尸体的信息简单探究之后,有几个问题摆在了治安员的面前。
第一,这么个地方是怎么建成的?这是荒山野岭为什么会有这么一个方箱子,内部的设施极其齐全,甚至远超常规的设施。
第二,这些孩子是从哪里来的?为什么这么多孩子被拐骗到这里,却没有任何报案信息。
第三,把这些孩子拐到这里来是为了做什么?
第四,这些摆放在仓库内的死尸是因什么原因死的?
第五,这个犯罪团体及其背后的势力是怎样的一些人?他们现在在哪?
和孩子们交谈之后得到了许多信息,推敲之后有些人的死亡经过就能做了确认了。
但要想说个明白,必须从这地方为什么出现开始,而今天,经过审讯替乐园谈生意跑业务的司机,枣树案的起因便串在一起完全明白了。
坐在车上的马昭日说话算得上徐徐到来,慢,但是详细,显然是以前为女儿读睡前读物养成的习惯。
他甚至还在开始的时候提前总结了大道理,只是可惜今天的故事注定不是童话。
“人生中有太多意外了,就算今天全保十拿九稳的事情,第二天也会突然变得异常起来,枣树案的起因也是如此,来自一场意外,殇乐园的建立者,是来自自称为大母亲杨文华的一场连续意外。”
杨文华的丈夫是帮城里跑货车的,送一些鸡鸭猪之类的东西,有时也会送一些冬枣。
杨文华自己则是在家做做家务,偶尔编编草席,采采野菜野果,家的后院还有一处田园,能出些黄瓜,番茄小葱这些简单蔬菜。
二人育有一子,是个小子,一家人呢,无病无灾,不富裕,但还能吃得起饭,上的了学,杨文华甚至还能存有些余钱,还有一个开个小酒馆或者农家舍的梦想。
直到有一天。
一个烈阳天,杨文华的儿子,十五岁的儿子坐在椅子上看着书呢,突然蒙头一倒,晕过去了。
这可是他们家的独苗啊,杨文华夫妻二人自然急得不行,连夜开车到县城寻医。
一问之下竟然是难治重病,但好在只是难治重病,并非绝症,治疗有望,见状二人脸上愁容尽散,连忙追问该怎么办。
医生回答也简单,住院治疗,应该一年就能完全康复。
听到甚至有具体时间夫妻二人的脸上恢复了笑容,但这笑容还没在脸上挂着多久,噩耗便传来了。
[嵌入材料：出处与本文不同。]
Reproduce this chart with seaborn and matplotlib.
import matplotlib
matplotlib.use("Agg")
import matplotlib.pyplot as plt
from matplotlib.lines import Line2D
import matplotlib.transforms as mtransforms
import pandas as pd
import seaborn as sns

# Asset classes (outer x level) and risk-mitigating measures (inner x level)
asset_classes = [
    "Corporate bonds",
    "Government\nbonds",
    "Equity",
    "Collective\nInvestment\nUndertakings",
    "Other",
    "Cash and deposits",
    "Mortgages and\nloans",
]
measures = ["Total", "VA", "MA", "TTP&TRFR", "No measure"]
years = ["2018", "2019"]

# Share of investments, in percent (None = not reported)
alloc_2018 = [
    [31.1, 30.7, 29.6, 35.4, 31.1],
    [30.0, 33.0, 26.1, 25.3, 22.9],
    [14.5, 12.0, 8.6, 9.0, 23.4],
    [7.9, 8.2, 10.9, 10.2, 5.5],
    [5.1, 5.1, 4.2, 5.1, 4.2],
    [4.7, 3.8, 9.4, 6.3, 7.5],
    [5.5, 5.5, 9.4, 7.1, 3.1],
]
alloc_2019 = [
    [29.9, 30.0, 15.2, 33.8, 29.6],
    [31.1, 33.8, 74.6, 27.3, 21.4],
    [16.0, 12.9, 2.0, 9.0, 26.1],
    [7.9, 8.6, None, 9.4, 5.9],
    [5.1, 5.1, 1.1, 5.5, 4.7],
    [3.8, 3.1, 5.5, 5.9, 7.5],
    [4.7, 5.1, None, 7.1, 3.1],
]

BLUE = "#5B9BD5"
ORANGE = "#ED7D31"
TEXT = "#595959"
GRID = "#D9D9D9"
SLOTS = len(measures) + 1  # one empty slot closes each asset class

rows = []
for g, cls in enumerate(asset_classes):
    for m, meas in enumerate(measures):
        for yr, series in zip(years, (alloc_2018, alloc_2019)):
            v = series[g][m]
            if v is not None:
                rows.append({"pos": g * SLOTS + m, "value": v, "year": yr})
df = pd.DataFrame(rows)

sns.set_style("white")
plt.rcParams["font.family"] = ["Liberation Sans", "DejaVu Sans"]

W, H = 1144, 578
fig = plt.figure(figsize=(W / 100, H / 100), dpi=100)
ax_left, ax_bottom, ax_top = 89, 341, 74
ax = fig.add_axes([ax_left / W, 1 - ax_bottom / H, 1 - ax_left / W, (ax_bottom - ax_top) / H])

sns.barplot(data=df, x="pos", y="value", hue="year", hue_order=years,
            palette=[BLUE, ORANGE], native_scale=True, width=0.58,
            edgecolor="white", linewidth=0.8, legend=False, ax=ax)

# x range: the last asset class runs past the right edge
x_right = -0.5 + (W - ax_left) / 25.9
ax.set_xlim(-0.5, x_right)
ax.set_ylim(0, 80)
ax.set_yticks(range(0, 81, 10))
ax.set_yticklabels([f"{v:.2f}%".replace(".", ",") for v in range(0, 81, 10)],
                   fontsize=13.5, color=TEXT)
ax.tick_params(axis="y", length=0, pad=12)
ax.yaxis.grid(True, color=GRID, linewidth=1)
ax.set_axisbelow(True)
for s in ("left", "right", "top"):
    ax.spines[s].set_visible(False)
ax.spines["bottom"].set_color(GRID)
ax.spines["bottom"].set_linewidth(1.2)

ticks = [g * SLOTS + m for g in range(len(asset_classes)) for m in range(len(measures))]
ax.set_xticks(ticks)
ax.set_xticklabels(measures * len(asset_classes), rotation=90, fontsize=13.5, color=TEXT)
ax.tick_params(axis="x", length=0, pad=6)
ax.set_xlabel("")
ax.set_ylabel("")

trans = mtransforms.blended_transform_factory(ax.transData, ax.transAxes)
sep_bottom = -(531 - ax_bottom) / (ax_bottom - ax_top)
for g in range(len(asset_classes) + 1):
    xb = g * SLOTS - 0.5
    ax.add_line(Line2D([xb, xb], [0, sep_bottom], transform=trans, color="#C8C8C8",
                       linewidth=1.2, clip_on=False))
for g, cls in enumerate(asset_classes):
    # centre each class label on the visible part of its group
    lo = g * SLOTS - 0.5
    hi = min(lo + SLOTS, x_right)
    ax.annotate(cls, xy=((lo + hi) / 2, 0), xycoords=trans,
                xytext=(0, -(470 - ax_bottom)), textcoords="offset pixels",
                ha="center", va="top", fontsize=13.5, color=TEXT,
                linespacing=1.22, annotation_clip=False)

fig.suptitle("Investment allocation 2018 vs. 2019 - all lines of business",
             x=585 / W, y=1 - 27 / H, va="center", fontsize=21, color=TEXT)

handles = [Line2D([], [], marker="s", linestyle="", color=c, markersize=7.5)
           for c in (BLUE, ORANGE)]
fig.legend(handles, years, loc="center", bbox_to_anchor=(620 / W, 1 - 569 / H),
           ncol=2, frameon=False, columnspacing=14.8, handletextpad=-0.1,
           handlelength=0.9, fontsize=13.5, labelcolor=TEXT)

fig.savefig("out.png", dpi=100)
因为这也是从国外传来的新技术,成功可以保证,但问题是费用也是真的不菲。
二人一问,保守估计三万七千块钱,听到数字后二人的天都要塌了。
三万七千块钱?他夫妻二人省吃俭用了半辈子也不过存了个万把块钱,便是将家里能折的都折了,能借的都借了,怕是也凑不齐。
但这可是这二人独子,心头肉,舌尖血啊,绝不可能就此放弃的,一想这事,脑袋就像被锤子砸了一下,心神都震荡起来,这钱可怎么办啊,这二人辛勤劳动半辈子,没做过坏事,更没害过人,为何要糟得如此啊。
医生见二人状况,看也知道应该是一次性缴清无望,连忙解释道。费用倒也不是一次缴清,可以一边治疗一边缴费,可以先把治疗第一期的八千块钱缴了。
听到这二人的脸色才见好转,但也只是稍稍松弛,这八千块钱,咬咬牙,没问题,弄得出来,有望就行,于是二人缴了住院的费用,便出门打电话给各自认识的亲朋好友打去电话,东凑西凑,再加上兜里的余款,这八千块钱算是凑得七七八八了。
到时候将家里的东西能卖的卖了,捣鼓一下,指不定还能留下家里自建的房子。
事实也确实如他们所想,他们家人缘不错,亲朋好友,甚至是邻居们也都愿意帮助他们。
第一笔钱很快就凑齐了。
医院里的孩子在稳步接受治疗,肉眼可见地慢慢康复起来,一切都在变好,人只要有了盼头,眼前的磨难都是能克服的,但切记不能太过了,当一切步入正轨时,急迫会引人再入深渊。
何况文华的丈夫是山城里的人,卡车自然常常开在山路之上。
他太想还清乡亲们的情了,于是三天一班车,变成了三天两班车,早上开,晚上也开。
他太熟悉这片山路了,觉得累一点没事,轻车熟路到睡梦中也能控制好方向盘。